Zunächst gab es eine Vorstudie zusammen mit der Universität Jena in der erste Patientinnen erfolgreich vermessen wurden. Zurzeit wird, wie Sie es eben ansprachen, eine Studie zum Nachweis der Wirksamkeit und Reproduzierbarkeit des neuen Verfahrens mit 200 Patientinnen am Universitätsklinikum Mannheim durchgeführt. Wie ist so eine Studie normalerweise aufgebaut?

Hierzu wird eine Hypothese aufgestellt, die überprüft werden soll. Festgelegt wird der dazu benötigte Studienablauf in einem Prüfplan, welcher von einer Ethikkommission und einer Bundesbehörde (BfArM) begutachtet wird. Um fundierte Aussagen treffen zu können wird eine ausreichende Kohortengröße (also die Größe einer spezifischen Probandinnengruppe zu einer medizinischen Fragestellung) benötigt. Daher unser Studienansatz für Mannheim viele Probandinnen, ca. 200, über 2 Jahre zu vermessen. Mit dieser breiten Datenbasis werden wir statistisch fundiert die Effektivität unserer innovativen Methode überzeugend darstellen können.
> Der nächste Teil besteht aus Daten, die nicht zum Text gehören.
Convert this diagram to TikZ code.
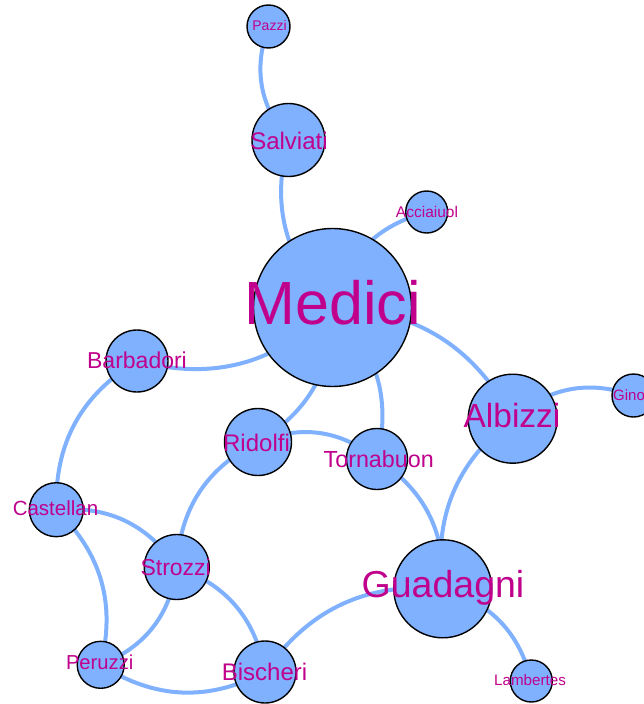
\documentclass[tikz,border=0pt]{standalone}
\usepackage{fontspec}
\setmainfont{Liberation Sans}
\usetikzlibrary{backgrounds}
\definecolor{nodefill}{RGB}{128,177,255}
\definecolor{edgecol}{RGB}{128,177,255}
\definecolor{txtcol}{RGB}{192,0,140}
\tikzset{
  fam/.style={circle, draw=black, line width=1.4pt, fill=nodefill, inner sep=0pt, minimum size=#1},
  lbl/.style={anchor=base, inner sep=0pt, text=txtcol},
  tie/.style={draw=edgecol, line width=4pt, bend right=30},
}
\newcommand{\fs}[1]{\fontsize{#1}{#1}\selectfont}
\begin{document}
\begin{tikzpicture}[x=1pt, y=-1pt]
\useasboundingbox (0,0) rectangle (644,704);
\clip (0,0) rectangle (644,704);

% families
\node[fam=43pt]  (pazzi)    at (268.5,26.5) {};
\node[fam=73pt]  (salviati) at (288.5,140)  {};
\node[fam=42pt]  (acciaiuol) at (426.7,212) {};
\node[fam=158pt] (medici)   at (332.5,307.5) {};
\node[fam=62pt]  (barbadori) at (137,361)   {};
\node[fam=89pt]  (albizzi)  at (512.7,418.7) {};
\node[fam=43pt]  (ginori)   at (633.5,395.5) {};
\node[fam=67pt]  (ridolfi)  at (258,442)    {};
\node[fam=61pt]  (tornabuon) at (377,459)   {};
\node[fam=54pt]  (castellan) at (56.3,509.7) {};
\node[fam=65pt]  (strozzi)  at (176.8,567)  {};
\node[fam=98pt]  (guadagni) at (442.8,588.8) {};
\node[fam=47pt]  (peruzzi)  at (100.7,664.8) {};
\node[fam=62pt]  (bischeri) at (265,672)    {};
\node[fam=42pt]  (lambertes) at (531.3,681) {};

% marriage ties, behind the circles
\begin{scope}[on background layer]
\fill[white] (0,0) rectangle (644,704);
\draw[tie] (pazzi.center) to (salviati.center);
\draw[tie] (salviati.center) to (medici.center);
\draw[tie] (acciaiuol.center) to (medici.center);
\draw[tie] (barbadori.center) to (medici.center);
\draw[tie] (albizzi.center) to (medici.center);
\draw[tie] (ridolfi.center) to (medici.center);
\draw[tie] (tornabuon.center) to (medici.center);
\draw[tie] (ginori.center) to (albizzi.center);
\draw[tie] (albizzi.center) to (guadagni.center);
\draw[tie] (barbadori.center) to (castellan.center);
\draw[tie] (tornabuon.center) to (ridolfi.center);
\draw[tie] (ridolfi.center) to (strozzi.center);
\draw[tie] (guadagni.center) to (tornabuon.center);
\draw[tie] (strozzi.center) to (castellan.center);
\draw[tie] (peruzzi.center) to (castellan.center);
\draw[tie] (peruzzi.center) to (strozzi.center);
\draw[tie] (bischeri.center) to (strozzi.center);
\draw[tie] (peruzzi.center) to (bischeri.center);
\draw[tie] (guadagni.center) to (bischeri.center);
\draw[tie] (lambertes.center) to (guadagni.center);
\end{scope}

% names
\node[lbl, font=\fs{14}]   (t-pazzi)    at (269.5,30)  {Pazzi};
\node[lbl, font=\fs{24}]   (t-salviati) at (289,149)   {Salviati};
\node[lbl, font=\fs{15.5}] (t-acciaiuol) at (427,217)  {Acciaiuol};
\node[lbl, font=\fs{61}]   (t-medici)   at (332.5,324) {Medici};
\node[lbl, font=\fs{23}]   (t-barbadori) at (137,368)  {Barbadori};
\node[lbl, font=\fs{33.5}] (t-albizzi)  at (512,427)   {Albizzi};
\node[lbl, font=\fs{15}, anchor=base west] (t-ginori) at (613,400) {Ginori};
\node[lbl, font=\fs{24}]   (t-ridolfi)  at (256.5,451) {Ridolfi};
\node[lbl, font=\fs{23.3}] (t-tornabuon) at (378.7,467) {Tornabuon};
\node[lbl, font=\fs{20.5}] (t-castellan) at (55.5,515) {Castellan};
\node[lbl, font=\fs{23}]   (t-strozzi)  at (175.7,575) {Strozzi};
\node[lbl, font=\fs{37.5}] (t-guadagni) at (443,597)   {Guadagni};
\node[lbl, font=\fs{20.2}] (t-peruzzi)  at (99.7,669)  {Peruzzi};
\node[lbl, font=\fs{24}]   (t-bischeri) at (264.5,680) {Bischeri};
\node[lbl, font=\fs{15.2}] (t-lambertes) at (530,685)  {Lambertes};
\end{tikzpicture}
\end{document}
Wie lange dauert es, bis ein solches medizinisches Verfahren zugelassen werden kann und der breiten Öffentlichkeit zur Verfügung steht?

Dies ist keine eindeutig zu beantwortende Frage. Wenn man zum Vergleich in die Medizingeräte-Historie zurückblickt, z.B. die des MRT, sieht man, dass es häufig von ersten Ideen, über Prototypen zu kliniktauglichen Geräte und Akzeptanz häufig Jahrzehnte benötigte. Ist die Zeit nun reif, um mit der 3D-Ultraschall-Computertomographie Gesellschaft und Radiologen eine Alternative für die Brustkrebsfrühdiagnose zu bieten? Wir denken ja, und treiben deswegen 3D-USCT fokussiert voran, um das Ziel der breiten klinischen Verfügbarkeit einer zuverlässigen ultraschallbasierten Brustkrebsfrüherkennungsmethode so schnell wie möglich zu erreichen.

3D-Ultraschall-Computertomographie (3D-USCT) des KIT

Das Team des 3D-USCT, bestehend aus Projektleiterin Nicole Ruiter, Projektinitiator Prof. Hartmut Gemmeke, Torsten Hopp und Michael Zapf und vielen Studenten, entwickelt ein Verfahren der Ultraschall-Computertomographie (USCT), welches 3D-Daten liefert. Das Ziel ist es, genaue und sichere Brustkrebsvorsorge bei gleichzeitig geringer Belastung für die Patientin zu ermöglichen.